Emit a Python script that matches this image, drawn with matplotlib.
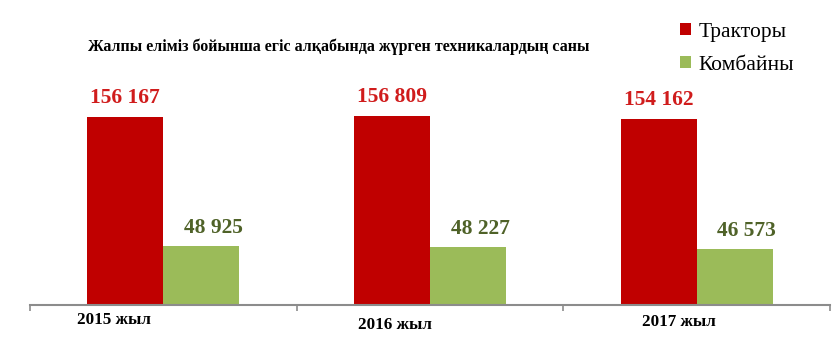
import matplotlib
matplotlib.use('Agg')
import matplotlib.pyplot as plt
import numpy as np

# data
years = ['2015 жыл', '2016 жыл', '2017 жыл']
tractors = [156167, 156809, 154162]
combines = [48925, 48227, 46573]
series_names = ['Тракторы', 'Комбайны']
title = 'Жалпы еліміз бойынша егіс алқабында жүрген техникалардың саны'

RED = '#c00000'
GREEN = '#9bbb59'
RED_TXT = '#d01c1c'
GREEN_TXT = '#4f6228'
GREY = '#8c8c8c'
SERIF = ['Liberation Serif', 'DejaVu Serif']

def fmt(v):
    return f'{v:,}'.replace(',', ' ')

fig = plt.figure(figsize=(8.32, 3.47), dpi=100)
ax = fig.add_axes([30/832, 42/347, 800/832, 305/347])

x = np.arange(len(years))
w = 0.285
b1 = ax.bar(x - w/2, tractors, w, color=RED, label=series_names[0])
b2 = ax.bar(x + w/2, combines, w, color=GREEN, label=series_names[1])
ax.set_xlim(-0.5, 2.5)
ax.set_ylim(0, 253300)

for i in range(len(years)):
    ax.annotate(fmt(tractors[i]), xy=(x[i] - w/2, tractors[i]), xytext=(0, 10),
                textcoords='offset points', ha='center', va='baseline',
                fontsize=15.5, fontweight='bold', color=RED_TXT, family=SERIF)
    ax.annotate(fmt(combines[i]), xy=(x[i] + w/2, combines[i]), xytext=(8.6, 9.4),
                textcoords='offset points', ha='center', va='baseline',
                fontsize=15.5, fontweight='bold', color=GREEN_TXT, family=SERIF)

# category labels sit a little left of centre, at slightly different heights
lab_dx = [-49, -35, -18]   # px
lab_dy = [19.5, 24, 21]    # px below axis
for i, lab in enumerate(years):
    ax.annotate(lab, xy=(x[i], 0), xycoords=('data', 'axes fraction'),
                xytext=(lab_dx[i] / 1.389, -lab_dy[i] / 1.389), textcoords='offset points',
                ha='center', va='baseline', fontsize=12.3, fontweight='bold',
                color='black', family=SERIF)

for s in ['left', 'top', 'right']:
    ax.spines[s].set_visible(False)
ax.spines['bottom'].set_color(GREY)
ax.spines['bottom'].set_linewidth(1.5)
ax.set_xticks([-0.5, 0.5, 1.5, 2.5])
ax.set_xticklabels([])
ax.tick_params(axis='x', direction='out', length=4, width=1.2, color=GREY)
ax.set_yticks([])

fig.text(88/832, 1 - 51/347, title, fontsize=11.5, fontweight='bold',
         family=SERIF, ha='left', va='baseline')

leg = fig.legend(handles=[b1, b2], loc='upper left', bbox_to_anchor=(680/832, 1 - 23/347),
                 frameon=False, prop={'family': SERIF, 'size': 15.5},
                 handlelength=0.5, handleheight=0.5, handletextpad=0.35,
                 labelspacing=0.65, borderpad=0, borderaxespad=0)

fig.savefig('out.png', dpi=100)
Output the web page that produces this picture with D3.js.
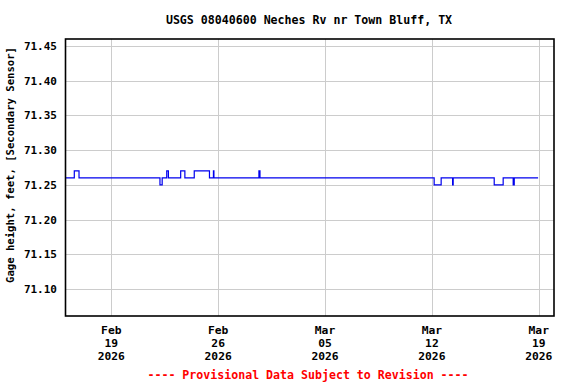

* **What to do**
Copy exactly the lines running from the beginning of the listing through the line that has "ax = fig.add_axes([30/832, 42/347, 800/832, 305/347])". Drop the pictures.

* **Result of this task**
Emit a Python script that matches this image, drawn with matplotlib.
import matplotlib
matplotlib.use('Agg')
import matplotlib.pyplot as plt
import numpy as np

# data
years = ['2015 жыл', '2016 жыл', '2017 жыл']
tractors = [156167, 156809, 154162]
combines = [48925, 48227, 46573]
series_names = ['Тракторы', 'Комбайны']
title = 'Жалпы еліміз бойынша егіс алқабында жүрген техникалардың саны'

RED = '#c00000'
GREEN = '#9bbb59'
RED_TXT = '#d01c1c'
GREEN_TXT = '#4f6228'
GREY = '#8c8c8c'
SERIF = ['Liberation Serif', 'DejaVu Serif']

def fmt(v):
    return f'{v:,}'.replace(',', ' ')

fig = plt.figure(figsize=(8.32, 3.47), dpi=100)
ax = fig.add_axes([30/832, 42/347, 800/832, 305/347])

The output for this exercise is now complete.